What was most persuasive about Wicks was that her tale came right from her heart. I could tell because I had heard it before – from entrepreneurs of all political stripes and others involved in building local economies. That is, that business is really about relationships, relationships with certifiable, verifiable, living, breathing real people.
“A large factor in our success is that we are a real community-based business,” Wicks said. “We share values with our customers.”
“Living and working in the same community has given me a great sense of place, which is really important for building local, living economies,” Wicks said. “When you work and you live in the same place there is a very short distance between decision makers and the person who is affected by your decisions because every day you see your customers that you serve, every day you see your employees that you work with. And you live in the community and you see your neighbors (and the impact of your decisions.)”
That’s the kind of real world fact-checking that resonates for me, and helps me spin my personal vision of a perfect world. It also occurred to me that that’s the kind of fact-checking you get, and you can create through your local WorldWIT email discussions and real world events.
WorldWIT was ahead of the game in understanding that the strength of the new email tools of the web could help women with a friendly point of view, women from the same work/life integration tribe, women in the same cities and regions, share information with each other, and then create real world networks.

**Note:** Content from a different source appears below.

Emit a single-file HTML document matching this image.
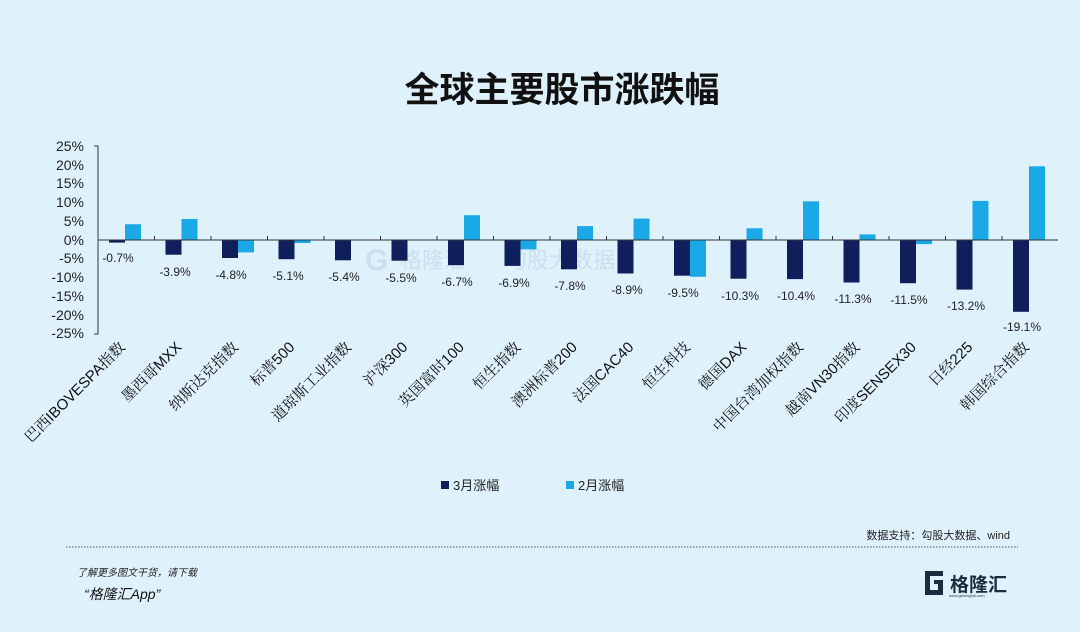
<!DOCTYPE html>
<html><head><meta charset="utf-8"><style>
html,body{margin:0;padding:0;background:#dff1fb;}
body{width:1080px;height:632px;overflow:hidden;position:relative;font-family:"Liberation Sans","Noto Sans CJK SC",sans-serif;}
</style></head><body>
<svg width="1080" height="632" viewBox="0 0 1080 632" xmlns="http://www.w3.org/2000/svg" style="position:absolute;left:0;top:0">
<rect width="1080" height="632" fill="#dff1fb"/>
<text x="562" y="102" text-anchor="middle" font-size="35" font-weight="bold" font-family="Noto Sans CJK SC, sans-serif" fill="#111">全球主要股市涨跌幅</text>
<g opacity="0.3" fill="#9fb6cc">
<text x="365" y="270" font-size="30" font-weight="bold" font-family="Liberation Sans, sans-serif">G</text>
<text x="400" y="268" font-size="22" font-family="Noto Sans CJK SC, sans-serif">格隆汇</text>
<text x="505" y="268" font-size="22" font-family="Noto Sans CJK SC, sans-serif">勾股大数据</text>
</g>
<g font-size="14" fill="#222" text-anchor="end" font-family="Liberation Sans, sans-serif">
<text x="84" y="151">25%</text><text x="84" y="170">20%</text><text x="84" y="188">15%</text><text x="84" y="207">10%</text><text x="84" y="226">5%</text><text x="84" y="245">0%</text><text x="84" y="263">-5%</text><text x="84" y="282">-10%</text><text x="84" y="301">-15%</text><text x="84" y="320">-20%</text><text x="84" y="338">-25%</text>
</g>
<g stroke="#333" stroke-width="1">
<line x1="98" y1="146" x2="98" y2="334"/>
<line x1="94" y1="146" x2="98" y2="146"/><line x1="94" y1="334" x2="98" y2="334"/>
</g>
<g fill="#0e1f5b">
<rect x="109" y="240" width="16" height="2.6"/>
<rect x="165.5" y="240" width="16" height="14.7"/>
<rect x="222" y="240" width="16" height="18"/>
<rect x="278.5" y="240" width="16" height="19.2"/>
<rect x="335" y="240" width="16" height="20.3"/>
<rect x="391.5" y="240" width="16" height="20.7"/>
<rect x="448" y="240" width="16" height="25.2"/>
<rect x="504.5" y="240" width="16" height="25.9"/>
<rect x="561" y="240" width="16" height="29.3"/>
<rect x="617.5" y="240" width="16" height="33.5"/>
<rect x="674" y="240" width="16" height="35.7"/>
<rect x="730.5" y="240" width="16" height="38.7"/>
<rect x="787" y="240" width="16" height="39.1"/>
<rect x="843.5" y="240" width="16" height="42.5"/>
<rect x="900" y="240" width="16" height="43.2"/>
<rect x="956.5" y="240" width="16" height="49.6"/>
<rect x="1013" y="240" width="16" height="71.8"/>
</g>
<g fill="#1aa9e6">
<rect x="125" y="224.2" width="16" height="15.8"/>
<rect x="181.5" y="219" width="16" height="21"/>
<rect x="238" y="240" width="16" height="12.4"/>
<rect x="294.5" y="240" width="16" height="3"/>
<rect x="464" y="215.2" width="16" height="24.8"/>
<rect x="520.5" y="240" width="16" height="9.4"/>
<rect x="577" y="226.1" width="16" height="13.9"/>
<rect x="633.5" y="218.6" width="16" height="21.4"/>
<rect x="690" y="240" width="16" height="36.8"/>
<rect x="746.5" y="228.3" width="16" height="11.7"/>
<rect x="803" y="201.3" width="16" height="38.7"/>
<rect x="859.5" y="234.4" width="16" height="5.6"/>
<rect x="916" y="240" width="16" height="4.1"/>
<rect x="972.5" y="200.9" width="16" height="39.1"/>
<rect x="1029" y="166.3" width="16" height="73.7"/>
</g>
<line x1="98" y1="240" x2="1058" y2="240" stroke="#333" stroke-width="1"/>
<g stroke="#333" stroke-width="1">
<line x1="154.5" y1="240" x2="154.5" y2="236"/><line x1="211" y1="240" x2="211" y2="236"/><line x1="267.5" y1="240" x2="267.5" y2="236"/><line x1="324" y1="240" x2="324" y2="236"/><line x1="380.5" y1="240" x2="380.5" y2="236"/><line x1="437" y1="240" x2="437" y2="236"/><line x1="493.5" y1="240" x2="493.5" y2="236"/><line x1="550" y1="240" x2="550" y2="236"/><line x1="606.5" y1="240" x2="606.5" y2="236"/><line x1="663" y1="240" x2="663" y2="236"/><line x1="719.5" y1="240" x2="719.5" y2="236"/><line x1="776" y1="240" x2="776" y2="236"/><line x1="832.5" y1="240" x2="832.5" y2="236"/><line x1="889" y1="240" x2="889" y2="236"/><line x1="945.5" y1="240" x2="945.5" y2="236"/><line x1="1002" y1="240" x2="1002" y2="236"/>
</g>
<g font-size="12" fill="#222" text-anchor="middle" font-family="Liberation Sans, sans-serif">
<text x="118" y="262">-0.7%</text>
<text x="175" y="276">-3.9%</text>
<text x="231" y="279">-4.8%</text>
<text x="288" y="280">-5.1%</text>
<text x="344" y="281">-5.4%</text>
<text x="401" y="282">-5.5%</text>
<text x="457" y="286">-6.7%</text>
<text x="514" y="287">-6.9%</text>
<text x="570" y="290">-7.8%</text>
<text x="627" y="294">-8.9%</text>
<text x="683" y="297">-9.5%</text>
<text x="740" y="300">-10.3%</text>
<text x="796" y="300">-10.4%</text>
<text x="853" y="303">-11.3%</text>
<text x="909" y="304">-11.5%</text>
<text x="966" y="310">-13.2%</text>
<text x="1022" y="331">-19.1%</text>
</g>
<g font-size="15" fill="#111" text-anchor="end" font-family="Liberation Sans, Noto Serif CJK SC, serif">
<text transform="translate(126,348) rotate(-45)">巴西IBOVESPA指数</text>
<text transform="translate(182.5,348) rotate(-45)">墨西哥MXX</text>
<text transform="translate(239,348) rotate(-45)">纳斯达克指数</text>
<text transform="translate(295.5,348) rotate(-45)">标普500</text>
<text transform="translate(352,348) rotate(-45)">道琼斯工业指数</text>
<text transform="translate(408.5,348) rotate(-45)">沪深300</text>
<text transform="translate(465,348) rotate(-45)">英国富时100</text>
<text transform="translate(521.5,348) rotate(-45)">恒生指数</text>
<text transform="translate(578,348) rotate(-45)">澳洲标普200</text>
<text transform="translate(634.5,348) rotate(-45)">法国CAC40</text>
<text transform="translate(691,348) rotate(-45)">恒生科技</text>
<text transform="translate(747.5,348) rotate(-45)">德国DAX</text>
<text transform="translate(804,348) rotate(-45)">中国台湾加权指数</text>
<text transform="translate(860.5,348) rotate(-45)">越南VN30指数</text>
<text transform="translate(917,348) rotate(-45)">印度SENSEX30</text>
<text transform="translate(973.5,348) rotate(-45)">日经225</text>
<text transform="translate(1030,348) rotate(-45)">韩国综合指数</text>
</g>
<rect x="441" y="481" width="8" height="8" fill="#0e1f5b"/>
<text x="453" y="490" font-size="13" fill="#222" font-family="Liberation Sans, Noto Sans CJK SC, sans-serif">3月涨幅</text>
<rect x="566" y="481" width="8" height="8" fill="#1aa9e6"/>
<text x="578" y="490" font-size="13" fill="#222" font-family="Liberation Sans, Noto Sans CJK SC, sans-serif">2月涨幅</text>
<text x="1010" y="539" text-anchor="end" font-size="11" fill="#222" font-family="Liberation Sans, Noto Sans CJK SC, sans-serif">数据支持：勾股大数据、wind</text>
<line x1="66" y1="547" x2="1018" y2="547" stroke="#555" stroke-width="1" stroke-dasharray="1.5,1.5"/>
<text x="77" y="576" font-size="10" font-style="italic" fill="#222" font-family="Liberation Sans, Noto Sans CJK SC, sans-serif">了解更多图文干货，请下载</text>
<text x="84" y="599" font-size="14" font-style="italic" fill="#111" font-family="Liberation Sans, Noto Sans CJK SC, sans-serif">“格隆汇App”</text>
<path d="M925 571 h18 v5 h-13 v14 h8 v-6 h-4 v-4 h9 v15 h-18 z" fill="#1e2b3f"/>
<text x="950" y="591" font-size="19" font-weight="bold" fill="#1e2b3f" font-family="Noto Sans CJK SC, sans-serif">格隆汇</text>
<text x="949" y="597" font-size="4" fill="#333" font-family="Liberation Sans, sans-serif">www.gelonghui.com</text>
</svg>
</body></html>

When you post a question to a local discussion list, like ChicWIT, you can receive a dozen or more replies. You can pick and choose what information to follow up on based on your own criteria. Even better yet, you can attend a networking event and meet the helpful individuals who communicate with you through the lists. And if something happens and you have to change jobs and move to another city, you can use the same WorldWIT resource to check out your new hometown.

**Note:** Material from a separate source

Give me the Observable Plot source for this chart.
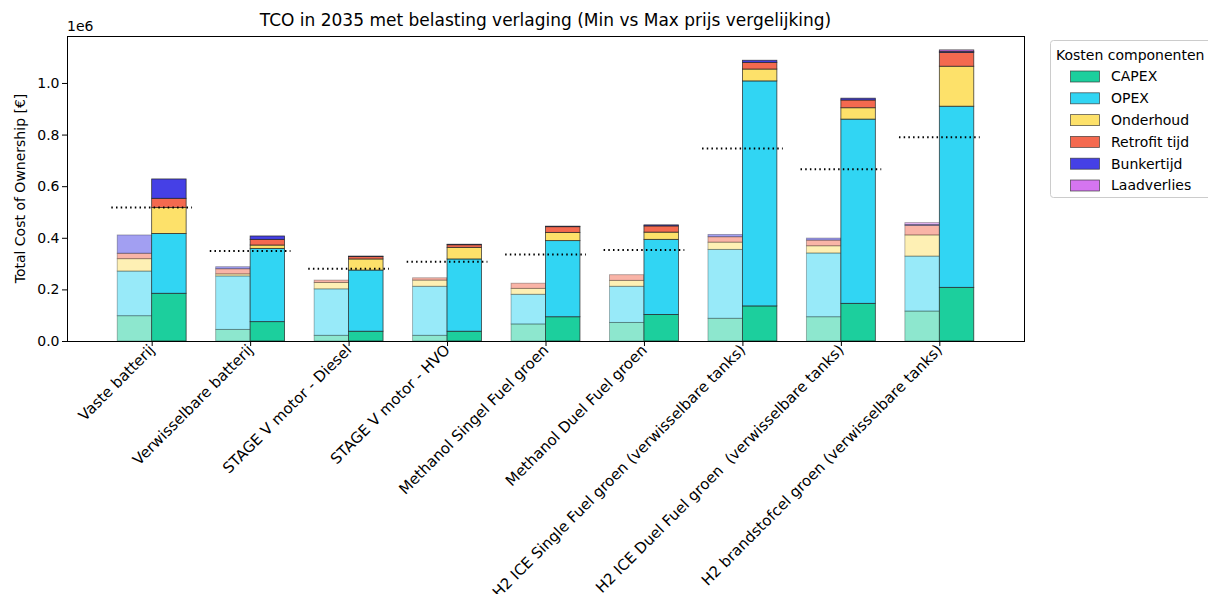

Before the rush to make the Web a commercial force, there was a web that was a community of people. Hobbyists and techies and those who were simply curious built the web by putting up special interest sites, basically as communications tools that said, ” Hi, there – look what I’ve done!” That was about it. If you were on the web around 1995, you will remember when Yahoo was just a page of favorite links, a daily record of what was new on the web, put up by a couple of guys who thought the information-sharing was really neat. It was a community, and the sites were places where like attracted like, where you could find your tribe.
During the days of the dotcom gold rush, some of us lost site of the tribal energy because some financial wizards got the idea that there was money in huge global markets and numbers of eyeballs. Perhaps there is. But in my opinion, that is not the richest or deepest well.
The under tapped frontier is the landscape occupied by WorldWIT, where the locals knock on each other’s doors to find the answers to the burning questions of the day, the answers that simplify our everyday lives.
When we send our request to the WorldWIT universe, we are inviting friendship and collegial exchange. We are building trust and creating relationships. We – friends, neighbors and colleagues – are finding and becoming trusted sources for each other. And that is a great way – and the only way – to do business with each other. And that – to me – is a fact that I count on.